Let $M_n(\mathbb{C})$ denote the algebra of $n \times n$ complex matrices, and $H_n(\mathbb{C})$ denote the linear space of $n \times n$ Hermitians. Both spaces are endowed with the usual operator norm. Assume that
$$ \Phi \colon H_n(\mathbb{C}) \rightarrow H_n(\mathbb{C})$$
is a (real) linear map of norm $1.$
Then $\Phi$ has a natural linear extension to $M_n(\mathbb{C})$ by
$$\Phi(A) := \Phi\left({A+A^* \over 2}\right) + i\Phi\left({A-A^* \over 2i}\right).$$
Could you give me an example with $\|\Phi\| > 1 ?$ Or an explanation why this might happen?
Best Answer
I think I have an example showing the norm can be greater than $1$. For Hermitian $H=\begin{bmatrix}a&b\\\overline{b}&d\end{bmatrix}\in H_2(\mathbb C)$, define $\Phi(H)=\begin{bmatrix}0&\dfrac{a+di}{\sqrt2}\\\dfrac{a-di}{\sqrt2}&0\end{bmatrix}.$ We have $\|\Phi(H)\|=\frac1{\sqrt2}\sqrt{a^2+d^2}\leq\max\{|a|,|d|\}\leq\|H\|,$ with equality holding in case $|a|=|d|$ and $b=0$.
Consider the extension applied to $A=\begin{bmatrix}1&0\\0&i\end{bmatrix}$. We have $\|A\|=1$ while $\tilde{\Phi}(A)=\begin{bmatrix}0&0\\\sqrt2&0\end{bmatrix},$ so $\|\tilde{\Phi}(A)\|=\sqrt2$.
Motivation: To have the norm of the extension increase, it makes sense to look for cases where the real and imaginary parts of $A$ are "nonoverlapping," so that $A+A^*$ and $A-A^*$ can be as large as possible without increasing the norm of $A$. Then if we can have $\Phi$ map each of those parts in such a way that they do "overlap," an increase in norm can happen.
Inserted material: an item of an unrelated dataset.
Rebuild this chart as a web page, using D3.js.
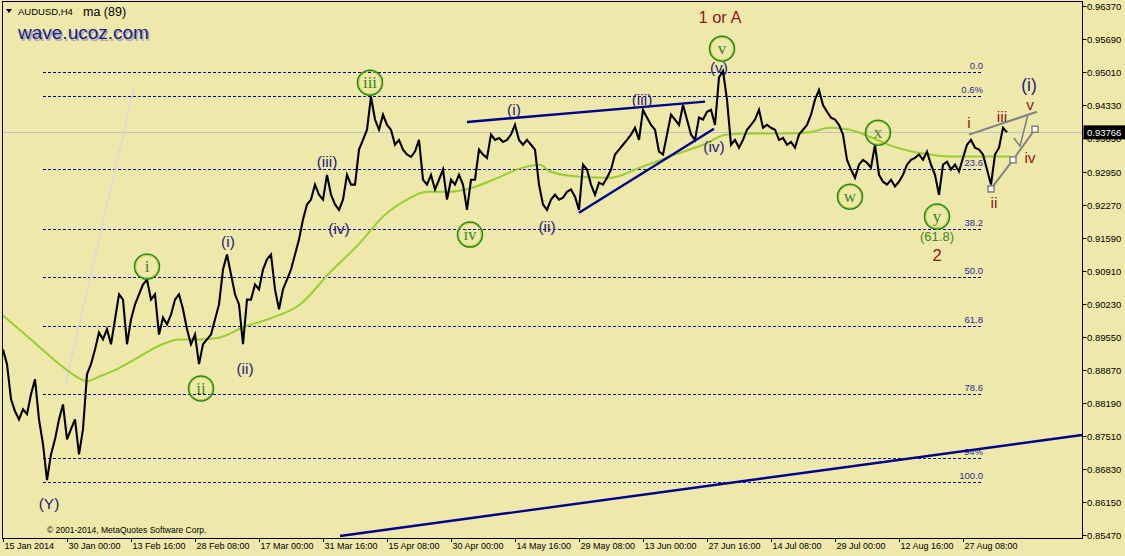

This was done by taking distinct diagonal entries and placing them in the same off-diagonal positions. The off-diagonal was needed to allow the diagonal entries from the Hermitian matrices to be sent to real and imaginary parts, keeping the norm of $\Phi$ from being too large on $H_2(\mathbb C)$.